Vectrus looks ahead and up after clearing big hurdle

Vectrus has done its part in clearing the company's largest recompete and is already looking ahead on continuing its turnaround from a much different and difficult place a few years ago.

A final outcome on a large contract key to Vectrus’ future is still to come from a federal judge, but the wait for that has not completely stopped the company from looking back on its five-year journey as a turnaround story in the making.

Vectrus faced a different future three years ago when the government services contractor had lost both that program but also its second-largest contract at the time that added up to half of its revenue.

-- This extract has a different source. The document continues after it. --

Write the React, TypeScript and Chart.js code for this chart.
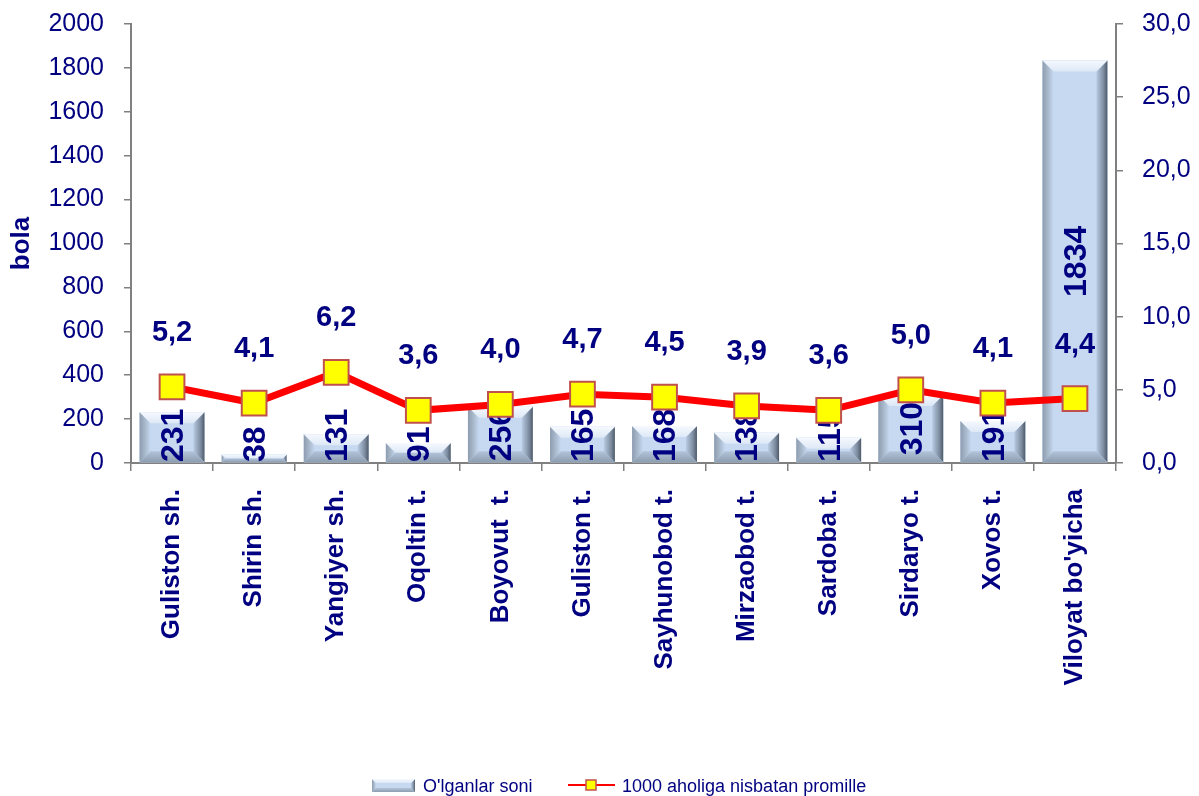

The Colorado Springs-based company has since not just won back its largest contract with an expanded footing (more later), but strung together a series of other wins and made a pair of acquisitions to grow in new customer sets.

“We’ve really turned the corner in understanding the real fundamentals of our business,” Vectrus Chief Growth Officer Sue Deagle told me. “It took us a while to really understand what a pure play we are, what a simple business we are at heart.”

“We operate military bases, we operate military IT networks, and we operate military supply chains. So it’s very straight forward what we do, and we’re not trying to really go outside that capability set,” Deagle added in an interview at Vectrus’ Alexandria, Virginia office.

Colorado Springs-based Vectrus sees this year as one of growth from the $1.3 billion in revenue it posted last year. Vectrus will likely report third quarter results sometime in November, but said in its second quarter statement that it sees a 7-to-9 percent sales increase this year.

Deagle told me Vectrus has grown its backlog 120 percent in the past two years -- an indication that future growth is on the horizon. The three prongs Deagle mentioned in describing Vectrus’ market proposition are at the core of its push to be a leader in converged infrastructure that sees IT used as a lever to support functions like base operations and supply chain management.

She pointed to how Amazon manages its headquarters as a prime example of where “those same ideas apply in the government space.” That includes the use of sensors and how energy usage is measured there, plus predictive maintenance functions and work order management systems.

“It’s just the evolution of everything that technology comes into play more than it did before, and we want to take that technology and apply it,” Deagle said.

Part of that push includes acquisitions. Deal number one for Vectrus was last year’s buy of technology and logistics services firm SENTEL Corp., whose customers include intelligence and civilian agencies. Transaction number two came earlier this year in Advantor Systems, an electronic security technology provider.

One of Advantor’s flagship offerings is a solution designed to help clients gain real-time monitoring and control functions for physical facilities. That plays into the converged infrastructure push this way, as Deagle described.

“Something that a human did before, now a product and software solution can do, and you can sit in a room and monitor from afar,” Deagle said.

But the biggest boon for Vectrus this year was the April news that it won two out of six awards on the Army’s potential 15-year, $82 billion LOGCAP V global logistics contract. The company was able to make an incumbent bid as its current base operations contract in Kuwait was rolled into LOGCAP V’s Central Command region award, which Vectrus won in addition to the seat for Indo-Pacific Command that is new work.

LOGCAP V remains under protest at the U.S. Court of Federal Claims, but Vectrus is performing the incumbent work and getting ready for if and when the Army clears the new contract to go forward. Vectrus is also putting that pursuit in the rear view mirror to some extent, according to Deagle.

“It’s all about in business development, what have you done for me lately, and that was a big campaign winning and securing what we did on LOGCAP,” Deagle told me. “But parallel to that, that’s how we like to look at our business in a campaign kind of structure.”

Deagle  told me the company is now “looking at the Navy in the same way,” where the company has submitted bids and is waiting on award decisions for.

One such campaign paid off for Vectrus in June, when it won one of 11 seats on a potential $6 billion State Department global logistics contract that includes services in the Central Command region. Recall the company already has a presence there with LOGCAP V and the incumbent job.

“Some of these large projects that are coming out are in our Centcom wheelhouse,” Deagle said. “LOGCAP changed our view of the world, now we have a solid beachhead for the next 10 years in the Centcom AOR (area of responsibility), that’s a very different calculation, and then the same in Indopacom.”

Alongside revenue, a second metric key to Vectrus’ turnaround story is its bottom line -- or in this case adjusted earnings before interest, taxes, depreciation and amortization expenses.

The company’s most recent guidance sees adjusted EBITDA margin at 4.2 percent for this year. Vectrus’ long-term financial goals are to hit $2.5 billion in revenue and 7 percent adjusted EBITDA margin by 2023.

Gauging from this conversation with Deagle, setting goals like that would not have been possible without a near-complete reset when Vectrus was in a different place.

“We had the benefit of needing to do a transformation,” Deagle said. “We had to reflect, we had to step back and take a look at what Vectrus wanted to be in the future.”